For the first time in school history, Manchester-Essex was a host school to seven other schools in the preliminary round of the Massachusetts Educational Theater Guild High School Drama Festival. The school’s production of “The Complete History of America (Abridged),” the only comedy of the day, advanced to the next round and will perform on March 19 at St. John’s Prep. Thirty-six out of the 111 competing schools were chosen to be semi-finalists.

By Caroline Wood

INDEPENDENT STAFF

  For the first time in school history, Manchester-Essex was a host school to seven other schools in the preliminary round of the Massachusetts Educational Theater Guild High School Drama Festival. The school’s production of   “The Complete History of America (Abridged),” the only comedy of the day, advanced to the next round and will perform on March 19 at St. John’s Prep. Thirty-six out of the 111 competing schools were chosen to be semi-finalists.

  The school hosted productions from Salem High School, Lynnfield High School, Malden High School, Melrose High School, Peabody Veterans Memorial High School, Gloucester High School, and Wellesley High School.

   Peabody’s “The Love of the Nightingale” and Malden’s original show, “American Land,” also advanced.

   At the end of the day, the four judges presented awards and announced the three shows that would be moving on.     

  Among the All-Star cast and crewmember were Morgan Kennedy, Connor Hoff, and Maura Driscoll, who all received Outstanding Acting Performances, and Daria Shnider, who received the Stage Manager Award.

  Festival Manager Margaret Henry also received the David Dooley award. The preliminary round at Manchester-Essex was dedicated to David Dooley, a foreign language teacher who passed away and who was an active member in the METG.

  According to Henry, this award began last year and is given to someone from the host school who showed dedication and put in many hours of effort towards the festival.

  According to co-director, Elizabeth Edgerton, “The drama kids were so excited when we found out that we would be hosting prelims here at the school. We were so happy to be able to share our amazing space with the other schools!”
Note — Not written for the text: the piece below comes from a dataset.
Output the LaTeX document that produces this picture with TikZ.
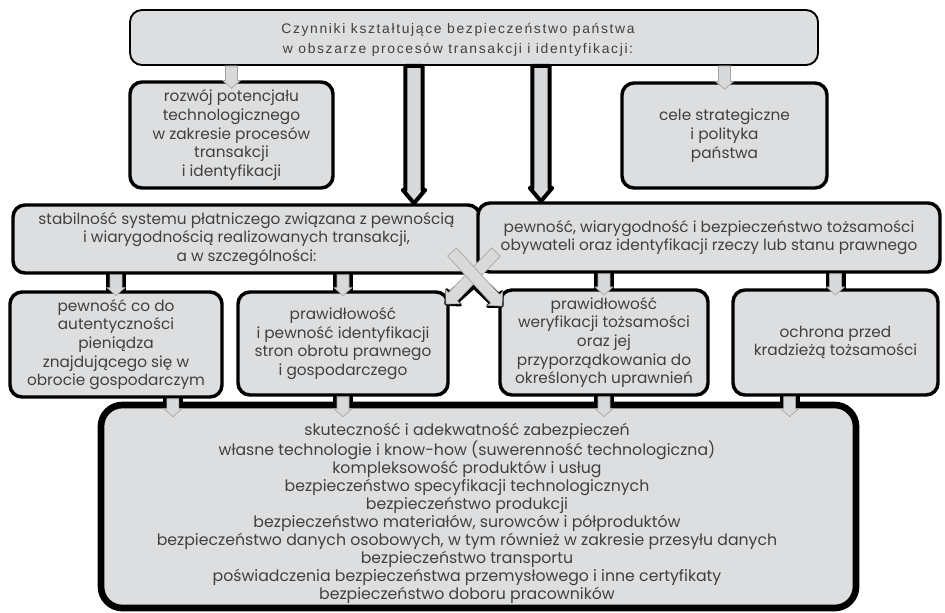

  During the first week of March, each school had a tech hour where they set up their set, practiced some of their show on the stage, and were given a tour of the building. “During the tech week all the students from the other schools were really nice and cooperative,” stage manager Daria Shnider said.

  On March 5, starting at 7 in the morning, schools started to arrive to prepare for the day. Throughout the day of Dramafest, each school performed a 40-minute show, with 5 minutes allowed for setting up and 5 minutes allowed for striking the set. All the drama kids ate lunch and dinner together, discussed the shows in discussion groups, and danced together at a dance on the stage after all the performances.

   Junior Leanne Ciccone, one of the emcees of the show, said that the atmosphere of the day was absolutely amazing.

  Director Gloria Tanner echoed those sentiments, saying, “My favorite part of Dramafest was how magical our school felt that day.”

  According to member of the tech and costume crew, Savannah Repucci, “Dramafest is such a fun experience because we get to meet kids that we would never meet otherwise and drama kids are very friendly, so it’s easy to make new friends.”

  “I don’t think the day could have turned out any better. Seeing the students from the eight different schools  (including our own) share their love of drama, form friendships, and celebrate live theatre was an experience I won’t ever forget,” Edgerton said.

  The cast and crew are all very excited to be moving on to semifinals. “When the judges said we were moving on, I was thrilled,” Repucci said. “Everyone in our show worked so hard, and we put on a very good show.”

  Actress Olivia Peterson is just as excited for the show’s advancement. “We’re all feeling pumped because of the great and unexpected responses that we’ve gotten from the audiences. We’re working really hard to tweak the small parts to make it tighter, and we hope everyone comes out to support us!” she said.

  According to Edgerton, the cast and crew are certainly looking forward to performing at the Prep. “The wonderful thing is that our cast and crew really love our show and we are thrilled that we get to do it again!”